Data to use ->
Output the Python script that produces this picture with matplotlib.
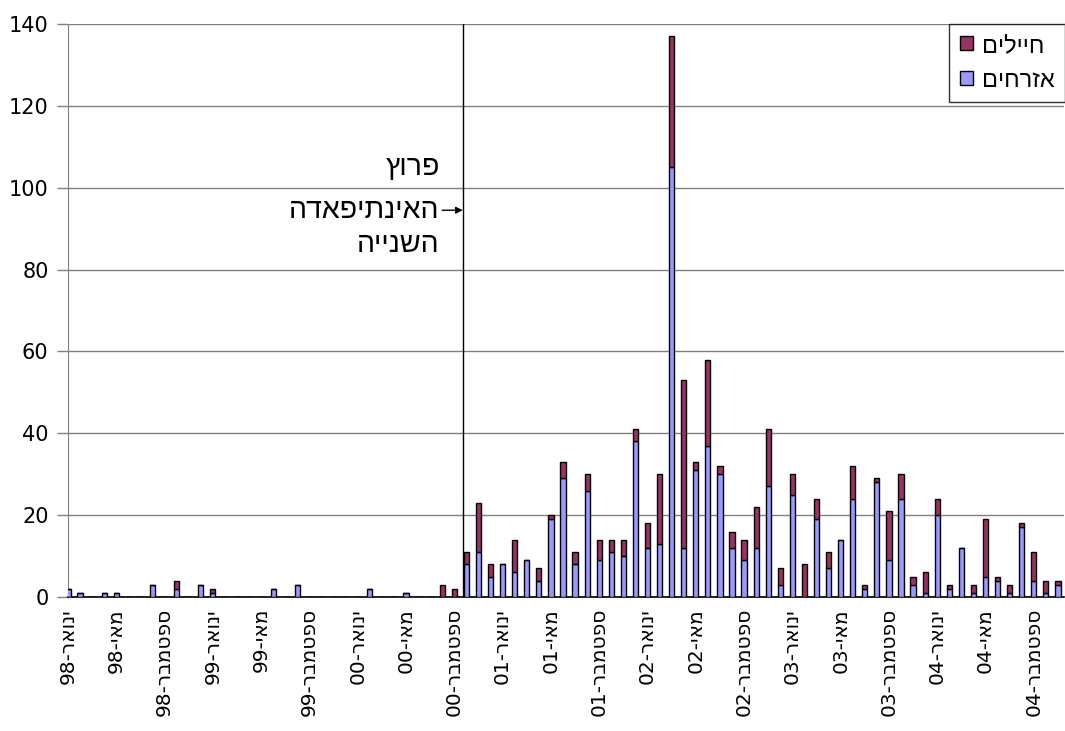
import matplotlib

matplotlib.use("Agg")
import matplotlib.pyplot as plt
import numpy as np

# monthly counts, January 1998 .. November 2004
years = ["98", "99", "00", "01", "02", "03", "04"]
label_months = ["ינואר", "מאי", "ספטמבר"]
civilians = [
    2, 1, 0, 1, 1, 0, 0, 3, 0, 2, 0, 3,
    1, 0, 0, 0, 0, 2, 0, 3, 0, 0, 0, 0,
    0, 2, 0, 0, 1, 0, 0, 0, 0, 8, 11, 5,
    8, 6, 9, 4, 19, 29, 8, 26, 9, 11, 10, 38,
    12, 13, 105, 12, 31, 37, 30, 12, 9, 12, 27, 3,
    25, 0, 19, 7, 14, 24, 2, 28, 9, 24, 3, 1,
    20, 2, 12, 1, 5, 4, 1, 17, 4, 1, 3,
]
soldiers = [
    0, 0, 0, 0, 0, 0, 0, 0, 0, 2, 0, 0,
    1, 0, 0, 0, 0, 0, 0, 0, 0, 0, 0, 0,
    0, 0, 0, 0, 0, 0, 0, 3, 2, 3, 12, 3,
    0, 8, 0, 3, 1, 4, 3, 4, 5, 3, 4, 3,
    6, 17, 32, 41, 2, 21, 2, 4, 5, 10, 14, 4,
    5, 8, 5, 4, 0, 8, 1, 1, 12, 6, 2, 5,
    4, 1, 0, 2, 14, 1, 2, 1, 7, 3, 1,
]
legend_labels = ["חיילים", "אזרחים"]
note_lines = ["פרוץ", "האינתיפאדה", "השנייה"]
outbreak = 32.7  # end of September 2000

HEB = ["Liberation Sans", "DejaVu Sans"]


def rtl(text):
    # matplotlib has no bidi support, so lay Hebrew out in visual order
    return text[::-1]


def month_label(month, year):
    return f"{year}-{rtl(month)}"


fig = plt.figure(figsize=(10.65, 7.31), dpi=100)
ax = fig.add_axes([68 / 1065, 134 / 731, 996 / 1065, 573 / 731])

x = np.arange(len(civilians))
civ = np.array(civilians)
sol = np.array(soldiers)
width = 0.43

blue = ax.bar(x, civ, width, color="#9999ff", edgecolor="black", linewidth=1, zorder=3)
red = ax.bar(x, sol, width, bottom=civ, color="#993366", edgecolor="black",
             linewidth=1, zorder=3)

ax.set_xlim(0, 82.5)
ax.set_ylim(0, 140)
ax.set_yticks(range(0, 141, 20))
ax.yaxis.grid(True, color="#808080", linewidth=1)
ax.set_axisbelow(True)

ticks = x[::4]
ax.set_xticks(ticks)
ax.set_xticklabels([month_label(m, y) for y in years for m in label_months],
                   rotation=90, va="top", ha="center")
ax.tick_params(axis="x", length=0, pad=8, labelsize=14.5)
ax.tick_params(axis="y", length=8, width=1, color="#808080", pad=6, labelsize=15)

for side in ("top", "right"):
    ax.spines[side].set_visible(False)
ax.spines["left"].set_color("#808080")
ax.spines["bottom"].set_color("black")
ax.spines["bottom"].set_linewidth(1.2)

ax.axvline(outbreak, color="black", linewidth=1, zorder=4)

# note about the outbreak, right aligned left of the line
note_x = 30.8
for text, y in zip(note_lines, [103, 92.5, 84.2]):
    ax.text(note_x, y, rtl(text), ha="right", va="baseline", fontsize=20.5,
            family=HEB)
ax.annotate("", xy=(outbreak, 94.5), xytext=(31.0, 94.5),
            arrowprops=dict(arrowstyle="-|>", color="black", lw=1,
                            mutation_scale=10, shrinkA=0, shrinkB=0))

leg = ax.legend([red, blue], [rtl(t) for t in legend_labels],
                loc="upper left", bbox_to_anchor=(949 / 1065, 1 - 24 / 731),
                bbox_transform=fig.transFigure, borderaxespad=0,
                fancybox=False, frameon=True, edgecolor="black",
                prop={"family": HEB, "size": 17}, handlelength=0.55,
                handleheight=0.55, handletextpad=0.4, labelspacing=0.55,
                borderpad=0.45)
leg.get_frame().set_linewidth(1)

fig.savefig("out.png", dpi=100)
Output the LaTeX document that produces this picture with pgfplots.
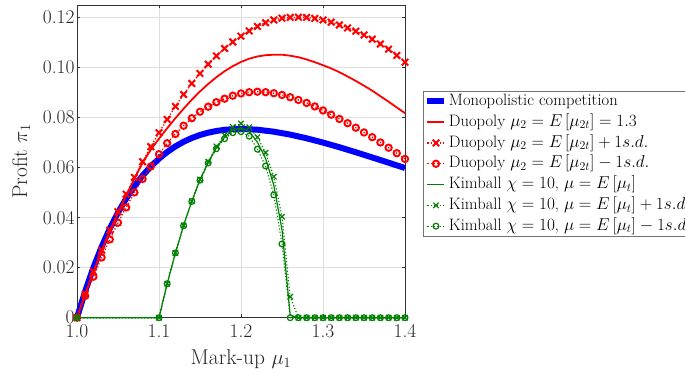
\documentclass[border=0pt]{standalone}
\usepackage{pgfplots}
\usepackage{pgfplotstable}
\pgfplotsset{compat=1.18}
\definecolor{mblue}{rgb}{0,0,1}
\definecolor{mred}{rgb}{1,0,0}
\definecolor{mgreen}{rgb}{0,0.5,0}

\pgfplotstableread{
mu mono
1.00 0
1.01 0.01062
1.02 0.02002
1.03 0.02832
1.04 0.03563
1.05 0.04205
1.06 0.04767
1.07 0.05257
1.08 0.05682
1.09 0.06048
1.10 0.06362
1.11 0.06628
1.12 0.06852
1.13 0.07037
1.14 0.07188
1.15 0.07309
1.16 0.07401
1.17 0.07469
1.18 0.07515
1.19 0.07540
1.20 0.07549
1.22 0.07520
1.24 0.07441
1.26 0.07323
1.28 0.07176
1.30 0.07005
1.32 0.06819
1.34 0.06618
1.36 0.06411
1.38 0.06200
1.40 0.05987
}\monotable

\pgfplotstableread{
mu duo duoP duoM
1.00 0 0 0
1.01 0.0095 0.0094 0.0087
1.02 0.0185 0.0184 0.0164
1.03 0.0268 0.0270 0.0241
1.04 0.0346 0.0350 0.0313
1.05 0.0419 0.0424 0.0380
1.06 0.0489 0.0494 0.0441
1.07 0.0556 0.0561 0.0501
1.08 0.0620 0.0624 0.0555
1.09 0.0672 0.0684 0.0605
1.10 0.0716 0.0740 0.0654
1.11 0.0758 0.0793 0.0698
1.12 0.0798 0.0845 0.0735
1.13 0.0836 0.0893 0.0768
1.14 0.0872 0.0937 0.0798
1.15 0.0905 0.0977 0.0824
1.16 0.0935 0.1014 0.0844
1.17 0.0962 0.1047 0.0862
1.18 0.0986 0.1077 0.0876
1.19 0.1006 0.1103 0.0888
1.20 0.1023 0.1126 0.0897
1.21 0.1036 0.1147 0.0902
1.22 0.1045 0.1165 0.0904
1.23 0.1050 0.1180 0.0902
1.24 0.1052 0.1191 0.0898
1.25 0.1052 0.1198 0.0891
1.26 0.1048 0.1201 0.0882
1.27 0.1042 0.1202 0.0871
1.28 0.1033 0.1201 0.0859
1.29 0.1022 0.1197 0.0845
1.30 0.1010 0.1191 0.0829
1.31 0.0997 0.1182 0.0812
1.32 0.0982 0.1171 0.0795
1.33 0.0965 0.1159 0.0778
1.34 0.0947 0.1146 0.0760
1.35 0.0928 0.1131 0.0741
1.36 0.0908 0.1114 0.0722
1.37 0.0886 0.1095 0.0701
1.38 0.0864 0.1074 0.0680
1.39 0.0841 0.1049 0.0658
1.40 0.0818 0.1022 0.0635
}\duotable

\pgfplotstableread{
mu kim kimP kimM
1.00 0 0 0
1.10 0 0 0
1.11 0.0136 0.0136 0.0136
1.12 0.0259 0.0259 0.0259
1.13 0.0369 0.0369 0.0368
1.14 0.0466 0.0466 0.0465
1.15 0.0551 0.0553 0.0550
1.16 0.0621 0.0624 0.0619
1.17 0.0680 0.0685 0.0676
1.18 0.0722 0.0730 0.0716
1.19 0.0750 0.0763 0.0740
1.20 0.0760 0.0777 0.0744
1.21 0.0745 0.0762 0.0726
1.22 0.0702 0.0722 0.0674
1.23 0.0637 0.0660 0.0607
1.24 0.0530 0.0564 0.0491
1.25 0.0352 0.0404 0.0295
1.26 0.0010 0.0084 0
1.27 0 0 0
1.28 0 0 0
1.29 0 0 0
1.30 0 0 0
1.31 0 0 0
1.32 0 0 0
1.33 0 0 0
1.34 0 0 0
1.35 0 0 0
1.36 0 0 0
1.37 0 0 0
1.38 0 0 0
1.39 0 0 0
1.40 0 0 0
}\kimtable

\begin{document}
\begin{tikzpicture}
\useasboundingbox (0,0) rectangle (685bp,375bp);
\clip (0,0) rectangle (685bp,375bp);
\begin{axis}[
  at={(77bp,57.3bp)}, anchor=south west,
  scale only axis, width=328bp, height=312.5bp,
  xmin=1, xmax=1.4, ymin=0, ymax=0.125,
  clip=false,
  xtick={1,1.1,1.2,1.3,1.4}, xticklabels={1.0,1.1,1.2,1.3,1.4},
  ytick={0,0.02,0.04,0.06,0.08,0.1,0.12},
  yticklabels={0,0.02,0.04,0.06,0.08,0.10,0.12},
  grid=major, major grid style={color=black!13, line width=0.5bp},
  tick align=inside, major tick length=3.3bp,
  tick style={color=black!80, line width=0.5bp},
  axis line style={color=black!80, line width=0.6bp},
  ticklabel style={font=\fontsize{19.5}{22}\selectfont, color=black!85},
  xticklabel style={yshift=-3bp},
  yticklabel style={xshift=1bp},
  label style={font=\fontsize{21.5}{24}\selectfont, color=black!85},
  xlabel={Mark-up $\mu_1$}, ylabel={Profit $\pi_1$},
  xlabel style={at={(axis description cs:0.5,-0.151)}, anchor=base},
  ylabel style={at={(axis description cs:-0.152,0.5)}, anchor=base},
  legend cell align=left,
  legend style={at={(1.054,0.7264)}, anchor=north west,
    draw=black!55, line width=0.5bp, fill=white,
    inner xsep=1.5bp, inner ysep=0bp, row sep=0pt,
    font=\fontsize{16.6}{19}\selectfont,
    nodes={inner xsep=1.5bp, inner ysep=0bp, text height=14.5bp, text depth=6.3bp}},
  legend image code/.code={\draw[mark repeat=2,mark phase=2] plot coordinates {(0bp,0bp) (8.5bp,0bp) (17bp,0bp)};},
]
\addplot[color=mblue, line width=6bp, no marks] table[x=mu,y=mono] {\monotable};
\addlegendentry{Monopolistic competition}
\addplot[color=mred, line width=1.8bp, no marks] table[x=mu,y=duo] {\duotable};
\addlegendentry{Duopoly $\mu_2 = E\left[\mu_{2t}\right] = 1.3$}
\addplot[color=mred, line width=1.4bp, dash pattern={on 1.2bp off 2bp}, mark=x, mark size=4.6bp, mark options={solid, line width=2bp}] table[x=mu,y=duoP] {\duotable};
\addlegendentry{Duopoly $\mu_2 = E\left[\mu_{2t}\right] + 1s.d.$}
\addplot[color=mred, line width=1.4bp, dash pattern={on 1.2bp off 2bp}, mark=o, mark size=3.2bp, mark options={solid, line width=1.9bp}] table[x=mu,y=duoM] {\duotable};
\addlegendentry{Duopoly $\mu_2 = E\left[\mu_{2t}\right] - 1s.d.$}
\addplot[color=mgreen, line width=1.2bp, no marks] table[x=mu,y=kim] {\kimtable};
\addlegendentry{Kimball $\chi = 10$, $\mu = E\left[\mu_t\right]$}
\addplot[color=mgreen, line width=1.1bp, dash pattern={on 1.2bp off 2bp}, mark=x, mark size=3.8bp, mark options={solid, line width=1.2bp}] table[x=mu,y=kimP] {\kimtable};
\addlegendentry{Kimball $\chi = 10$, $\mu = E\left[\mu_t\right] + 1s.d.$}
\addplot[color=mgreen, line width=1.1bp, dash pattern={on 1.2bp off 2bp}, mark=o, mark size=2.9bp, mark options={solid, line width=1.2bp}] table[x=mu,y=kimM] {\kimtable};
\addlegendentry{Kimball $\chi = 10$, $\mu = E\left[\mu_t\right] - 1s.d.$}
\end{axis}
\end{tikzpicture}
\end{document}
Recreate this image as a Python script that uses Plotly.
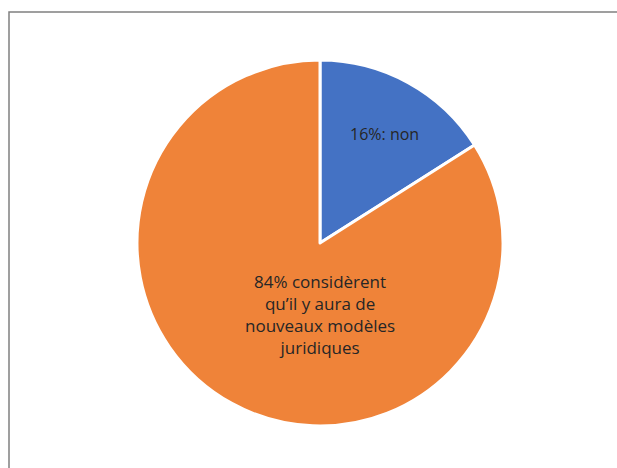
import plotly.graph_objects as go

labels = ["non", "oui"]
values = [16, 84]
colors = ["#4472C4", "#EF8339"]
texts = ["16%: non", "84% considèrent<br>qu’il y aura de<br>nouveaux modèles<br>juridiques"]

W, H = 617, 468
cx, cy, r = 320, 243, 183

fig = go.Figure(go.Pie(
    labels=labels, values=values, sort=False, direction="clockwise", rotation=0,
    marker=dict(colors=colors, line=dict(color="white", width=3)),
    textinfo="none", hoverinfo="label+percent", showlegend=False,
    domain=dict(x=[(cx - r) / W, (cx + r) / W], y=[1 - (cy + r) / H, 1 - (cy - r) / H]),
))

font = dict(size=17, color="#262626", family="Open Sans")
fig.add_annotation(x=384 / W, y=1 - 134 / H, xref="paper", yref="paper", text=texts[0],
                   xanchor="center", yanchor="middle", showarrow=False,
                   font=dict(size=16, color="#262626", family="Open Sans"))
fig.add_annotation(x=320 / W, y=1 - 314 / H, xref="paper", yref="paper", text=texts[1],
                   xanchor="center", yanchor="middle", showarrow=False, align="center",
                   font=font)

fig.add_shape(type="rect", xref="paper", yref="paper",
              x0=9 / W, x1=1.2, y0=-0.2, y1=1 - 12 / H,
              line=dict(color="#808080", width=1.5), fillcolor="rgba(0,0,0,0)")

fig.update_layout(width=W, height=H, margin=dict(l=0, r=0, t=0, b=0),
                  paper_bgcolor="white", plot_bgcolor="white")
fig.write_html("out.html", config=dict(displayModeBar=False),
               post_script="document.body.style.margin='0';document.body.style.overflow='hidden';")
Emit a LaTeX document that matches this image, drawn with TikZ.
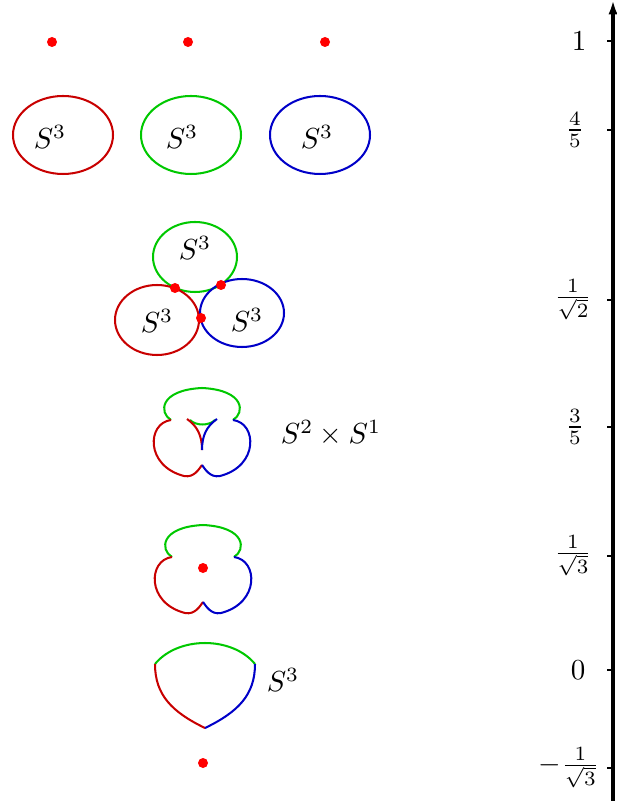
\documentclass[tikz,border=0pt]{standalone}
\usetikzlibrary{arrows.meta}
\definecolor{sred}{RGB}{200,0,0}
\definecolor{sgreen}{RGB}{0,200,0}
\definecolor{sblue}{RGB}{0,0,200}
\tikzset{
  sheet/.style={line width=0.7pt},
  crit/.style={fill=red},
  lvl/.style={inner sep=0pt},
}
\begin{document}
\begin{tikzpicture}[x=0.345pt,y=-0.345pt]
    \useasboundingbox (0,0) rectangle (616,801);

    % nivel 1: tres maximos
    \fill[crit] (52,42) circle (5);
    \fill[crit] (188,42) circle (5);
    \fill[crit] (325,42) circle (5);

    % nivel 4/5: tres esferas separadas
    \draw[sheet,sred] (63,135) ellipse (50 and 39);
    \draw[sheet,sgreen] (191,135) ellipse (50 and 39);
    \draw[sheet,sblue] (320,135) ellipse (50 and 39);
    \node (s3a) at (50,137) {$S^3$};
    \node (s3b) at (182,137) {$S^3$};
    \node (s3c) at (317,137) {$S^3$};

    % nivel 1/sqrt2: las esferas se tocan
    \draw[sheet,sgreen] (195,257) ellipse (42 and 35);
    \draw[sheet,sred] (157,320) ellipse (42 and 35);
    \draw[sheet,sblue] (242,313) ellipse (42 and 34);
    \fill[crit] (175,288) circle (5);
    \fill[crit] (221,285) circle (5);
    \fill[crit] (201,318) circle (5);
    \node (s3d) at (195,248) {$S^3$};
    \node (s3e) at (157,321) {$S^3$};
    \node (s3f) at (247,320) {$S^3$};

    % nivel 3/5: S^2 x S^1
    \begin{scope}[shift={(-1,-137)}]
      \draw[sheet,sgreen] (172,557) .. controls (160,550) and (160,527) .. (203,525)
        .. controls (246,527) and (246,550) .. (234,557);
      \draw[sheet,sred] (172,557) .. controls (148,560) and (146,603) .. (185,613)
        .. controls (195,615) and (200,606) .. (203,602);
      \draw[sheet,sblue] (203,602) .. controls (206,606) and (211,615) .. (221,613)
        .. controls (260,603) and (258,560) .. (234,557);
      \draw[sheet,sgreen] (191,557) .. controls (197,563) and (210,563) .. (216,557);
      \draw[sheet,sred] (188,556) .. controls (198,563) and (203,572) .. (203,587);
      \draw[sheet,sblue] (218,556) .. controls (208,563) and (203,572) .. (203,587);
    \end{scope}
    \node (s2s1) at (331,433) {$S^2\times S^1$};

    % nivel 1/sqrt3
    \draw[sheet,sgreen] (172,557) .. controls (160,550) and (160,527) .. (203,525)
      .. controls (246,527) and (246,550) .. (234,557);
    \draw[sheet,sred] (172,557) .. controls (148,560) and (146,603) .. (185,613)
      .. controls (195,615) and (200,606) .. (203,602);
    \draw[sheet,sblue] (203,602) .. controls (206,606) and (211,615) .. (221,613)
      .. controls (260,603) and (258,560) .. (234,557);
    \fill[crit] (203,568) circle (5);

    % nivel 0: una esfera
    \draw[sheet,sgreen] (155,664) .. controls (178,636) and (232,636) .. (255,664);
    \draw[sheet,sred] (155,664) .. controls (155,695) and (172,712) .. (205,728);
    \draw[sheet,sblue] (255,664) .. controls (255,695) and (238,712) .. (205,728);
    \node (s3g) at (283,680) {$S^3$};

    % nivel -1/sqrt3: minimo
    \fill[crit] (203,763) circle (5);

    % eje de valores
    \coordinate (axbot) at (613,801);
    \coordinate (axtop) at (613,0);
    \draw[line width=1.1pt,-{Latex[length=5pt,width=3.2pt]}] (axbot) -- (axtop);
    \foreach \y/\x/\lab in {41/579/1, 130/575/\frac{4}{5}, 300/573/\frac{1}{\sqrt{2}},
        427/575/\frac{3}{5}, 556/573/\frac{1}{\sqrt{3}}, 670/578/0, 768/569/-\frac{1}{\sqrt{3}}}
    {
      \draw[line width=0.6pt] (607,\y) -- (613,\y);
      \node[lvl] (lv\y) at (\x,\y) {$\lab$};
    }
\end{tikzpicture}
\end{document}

Exercise requirements -> Leaving out all pictures, set down exactly the lines of the material above, from the line with "Recreate this image" to the line with "considèrent<br>qu’il y aura" inclusive, and no others.

Full output ->
Recreate this image as a Python script that uses Plotly.
import plotly.graph_objects as go

labels = ["non", "oui"]
values = [16, 84]
colors = ["#4472C4", "#EF8339"]
texts = ["16%: non", "84% considèrent<br>qu’il y aura de<br>nouveaux modèles<br>juridiques"]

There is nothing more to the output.